All without a trace, and without a single alert. 

This isn’t just a technical flaw. It’s a breach of trust between users and the devices they depend on daily.  

 What’s Being Done? 

Pixnapping was responsibly disclosed to Google and Samsung by researchers from Carnegie Mellon, UC Berkeley, UC San Diego, and the University of Washington. 

Security teams are investigating, and patches are reportedly in progress. 

However, no universal fix currently exists.  

The vulnerability runs deep within Android’s graphical architecture making it difficult to patch without affecting performance or compatibility.  

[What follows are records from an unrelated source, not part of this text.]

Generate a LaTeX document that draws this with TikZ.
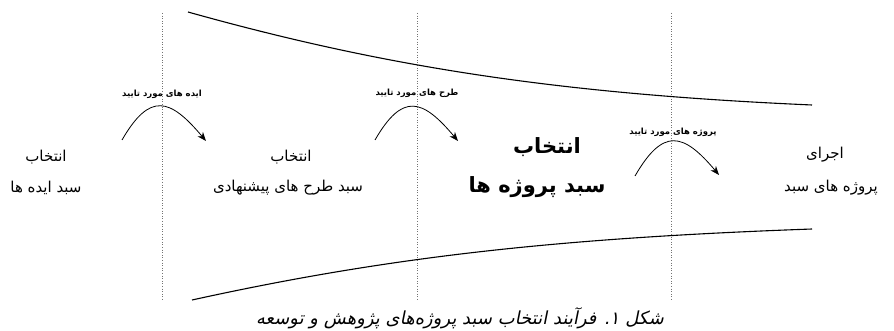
\documentclass[tikz,border=0pt]{standalone}
\usepackage{fontspec}
\newfontfamily\fafont[Script=Arabic,ItalicFont=DejaVu Sans,ItalicFeatures={FakeSlant=0.2}]{DejaVu Sans}
\TeXXeTstate=1
\newcommand{\fatxt}[1]{{\fafont\beginR #1\endR}}
\usetikzlibrary{arrows.meta}

\begin{document}
\begin{tikzpicture}[x=1pt,y=-1pt,
  sep/.style={draw=black!55,dotted,line width=0.6pt},
  fun/.style={draw=black,line width=1.1pt},
  hop/.style={-{Stealth[length=9pt,width=7pt]},black,line width=0.8pt},
  lbl/.style={font=\fontsize{8.5}{9}\selectfont\bfseries,inner sep=1pt},
  txt/.style={font=\fontsize{15}{17}\selectfont,inner sep=0pt},
  big/.style={font=\fontsize{21}{24}\selectfont\bfseries,inner sep=0pt},
  figcap/.style={font=\fontsize{18}{20}\selectfont\itshape,inner sep=0pt}]
  \useasboundingbox (0,0) rectangle (894,331);

  % stage borders
  \foreach \x in {162,417,671}
    \draw[sep] (\x,13) -- (\x,300);

  % funnel
  \draw[fun] (188,12) .. controls (388,68) and (562,94) .. (812,105);
  \draw[fun] (192,300) .. controls (392,256) and (562,238) .. (812,229);

  % stages
  \node[txt] (ideaA) at (46,157) {\fatxt{انتخاب}};
  \node[txt] (ideaB) at (46,188) {\fatxt{سبد ایده ها}};
  \node[txt] (planA) at (291,157) {\fatxt{انتخاب}};
  \node[txt] (planB) at (288,188) {\fatxt{سبد طرح های پیشنهادی}};
  \node[big] (projA) at (547,147) {\fatxt{انتخاب}};
  \node[big] (projB) at (537,187) {\fatxt{سبد پروژه ها}};
  \node[txt] (runA) at (825,155) {\fatxt{اجرای}};
  \node[txt] (runB) at (831,188) {\fatxt{پروژه های سبد}};

  % hand-overs
  \coordinate (h1s) at (122,140);
  \coordinate (h1e) at (206,141);
  \coordinate (h2s) at (375,140);
  \coordinate (h2e) at (458,141);
  \coordinate (h3s) at (635,176);
  \coordinate (h3e) at (719,175);
  \draw[hop] (h1s) to[out=60,in=130,looseness=1.7] (h1e);
  \draw[hop] (h2s) to[out=60,in=130,looseness=1.7] (h2e);
  \draw[hop] (h3s) to[out=60,in=130,looseness=1.7] (h3e);
  \node[lbl] (h1l) at (162,94) {\fatxt{ایده های مورد تایید}};
  \node[lbl] (h2l) at (417,93) {\fatxt{طرح های مورد تایید}};
  \node[lbl] (h3l) at (673,132) {\fatxt{پروژه های مورد تایید}};

  % caption
  \node[figcap] (fig) at (460,318) {\fatxt{شکل ۱. فرآیند انتخاب سبد پروژه‌های پژوهش و توسعه}};
\end{tikzpicture}
\end{document}
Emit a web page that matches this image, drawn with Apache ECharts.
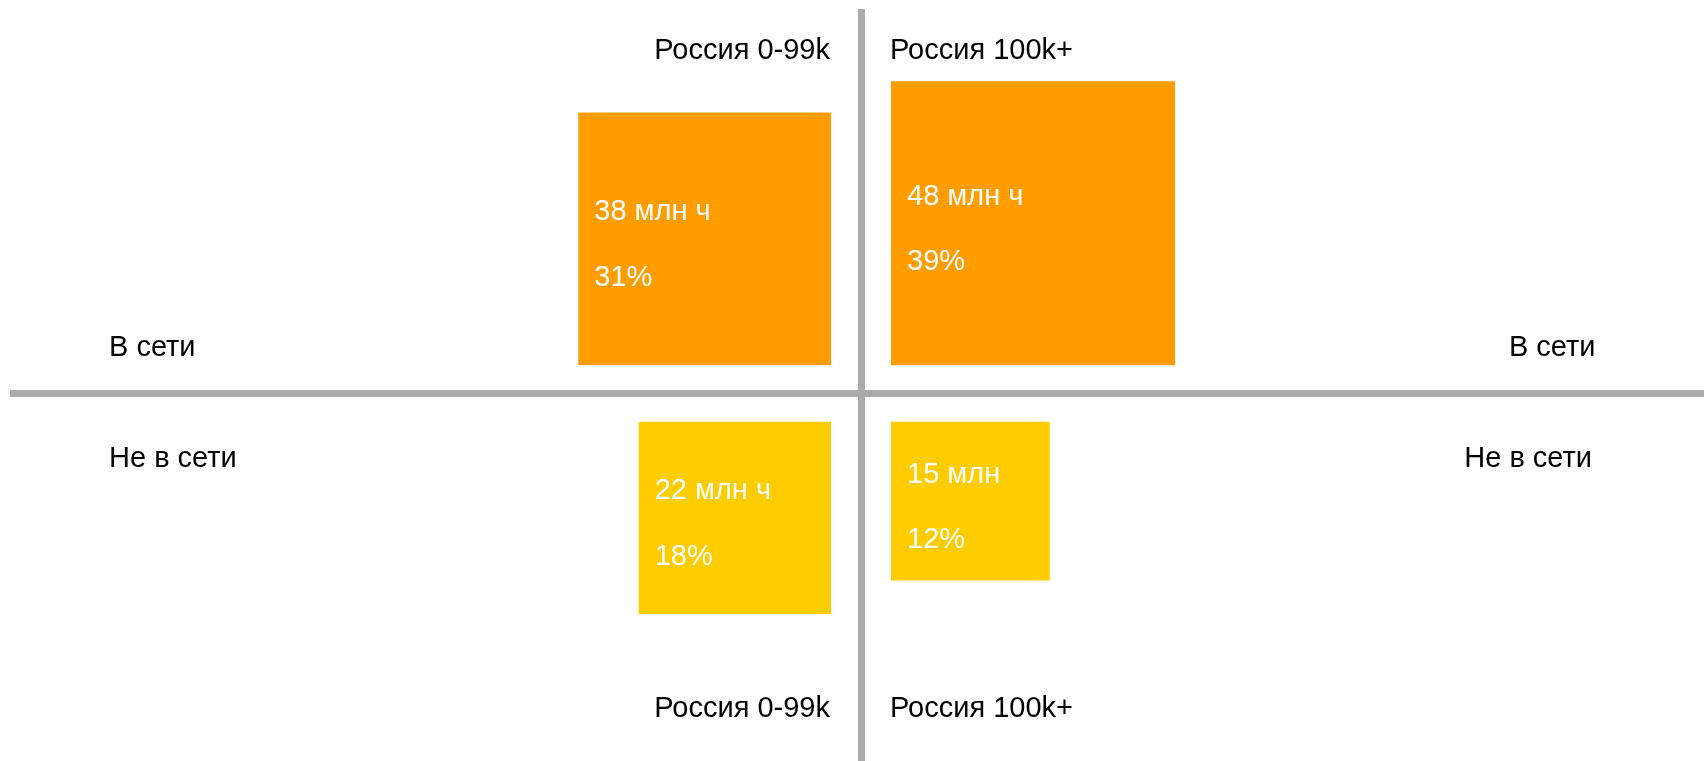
<!DOCTYPE html>
<html>
<head>
<meta charset="utf-8">
<script src="https://cdn.jsdelivr.net/npm/echarts@6/dist/echarts.min.js"></script>
<style>
  html, body { margin: 0; padding: 0; background: #fff; }
  #chart { width: 1704px; height: 761px; }
</style>
</head>
<body>
<div id="chart"></div>
<script>
// columns (left / right of the vertical line) and rows (above / below the horizontal line)
let columnNames = ['Россия 0-99k', 'Россия 100k+'];
let rowNames = ['В сети', 'Не в сети'];

// one square per quadrant: column index, row index, hours (mln), share (%)
let cellColumn = [0, 1, 0, 1];
let cellRow = [0, 0, 1, 1];
let hours = [38, 48, 22, 15];
let hourUnits = ['млн ч', 'млн ч', 'млн ч', 'млн'];
let shares = [31, 39, 18, 12];

let rowColors = ['#ff9d00', '#ffcc00'];

// layout
let W = 1704, H = 761;
let gridLeft = 10, gridTop = 9;
let centerX = 861, centerY = 393.5;
let pxPerUnit = 41;          // pixels per sqrt(mln h), so square area ~ hours
let gapX = 30 / pxPerUnit;
let gapY = 28.3 / pxPerUnit;
let font = '"Liberation Sans", Arial, sans-serif';

let chart = echarts.init(document.getElementById('chart'));

let data = hours.map(function (v, i) {
  return {
    value: [cellColumn[i] === 0 ? -1 : 1, cellRow[i] === 0 ? 1 : -1, v, shares[i], i],
    itemStyle: {color: rowColors[cellRow[i]]}
  };
});

function renderItem(params, api) {
  let i = api.value(4);
  let side = Math.sqrt(api.value(2));
  let x0 = api.value(0) < 0 ? -gapX - side : gapX;
  let yTop = api.value(1) > 0 ? gapY + side : -gapY;
  let p = api.coord([x0, yTop]);
  let size = api.size([side, side]);
  let midY = p[1] + size[1] / 2;
  return {
    type: 'group',
    children: [
      {
        type: 'rect',
        shape: {x: p[0], y: p[1], width: size[0], height: size[1]},
        style: {fill: api.visual('color')}
      },
      {
        type: 'text',
        x: p[0] + 16,
        y: midY - 26.5,
        style: {
          text: hours[i] + ' ' + hourUnits[i],
          fill: '#fff', font: '29px ' + font, verticalAlign: 'middle', align: 'left'
        }
      },
      {
        type: 'text',
        x: p[0] + 16,
        y: midY + 39,
        style: {
          text: shares[i] + '%',
          fill: '#fff', font: '29px ' + font, verticalAlign: 'middle', align: 'left'
        }
      }
    ]
  };
}

function label(text, x, y, align) {
  return {
    type: 'text', x: x, y: y, silent: true,
    style: {text: text, fill: '#000', font: '29px ' + font, align: align, verticalAlign: 'middle'}
  };
}

let axisLineStyle = {color: '#aaaaaa', width: 7, cap: 'butt'};

let option = {
  animation: false,
  backgroundColor: '#fff',
  grid: {left: gridLeft, top: gridTop, right: 0, bottom: 0},
  xAxis: {
    type: 'value',
    min: -(centerX - gridLeft) / pxPerUnit,
    max: (W - centerX) / pxPerUnit,
    axisLine: {onZero: true, lineStyle: axisLineStyle},
    axisTick: {show: false},
    axisLabel: {show: false},
    splitLine: {show: false}
  },
  yAxis: {
    type: 'value',
    min: -(H - centerY) / pxPerUnit,
    max: (centerY - gridTop) / pxPerUnit,
    axisLine: {onZero: true, lineStyle: axisLineStyle},
    axisTick: {show: false},
    axisLabel: {show: false},
    splitLine: {show: false}
  },
  series: [{
    type: 'custom',
    renderItem: renderItem,
    data: data,
    z: 1
  }],
  graphic: [
    label(columnNames[0], 830, 51, 'right'),
    label(columnNames[1], 890, 51, 'left'),
    label(columnNames[0], 830, 708.5, 'right'),
    label(columnNames[1], 890, 708.5, 'left'),
    label(rowNames[0], 109, 347.5, 'left'),
    label(rowNames[1], 109, 459.2, 'left'),
    label(rowNames[0], 1595.5, 347.5, 'right'),
    label(rowNames[1], 1592, 459.2, 'right')
  ]
};

chart.setOption(option);
</script>
</body>
</html>
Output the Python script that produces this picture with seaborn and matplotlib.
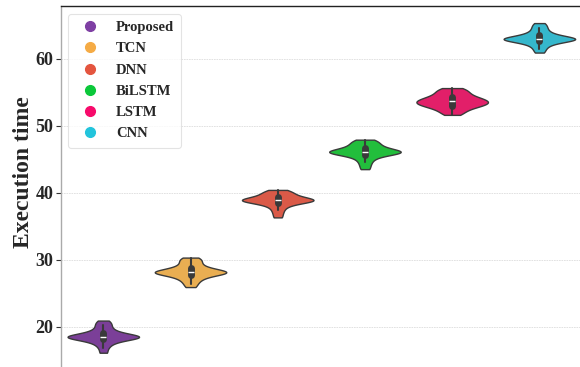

 How Can You Protect Yourself?  

Until official fixes roll out, you can take these precautions:  

  • Avoid installing unknown apps especially those requesting overlay permissions. 
  • Use hardware-based 2FA (like YubiKey) instead of on-screen codes. 
  • Keep your device updated and watch for upcoming security patches. 
  • Use app isolation tools or virtual environments for sensitive tasks. 
  • Disable overlays for non-essential apps. 

Because today, security isn’t just about what you click. It’s about what you see. 

The Bigger Picture: Pixels Are the New Attack Surface 

Pixnapping isn’t just another exploit. It’s a paradigm shift. It shows that visual data, once considered passive, can now be weaponized. 

It challenges everything we assume about mobile security and warns us that even our screens can betray us. 

As cyberattacks evolve, so must our defenses and the first line of defense is awareness.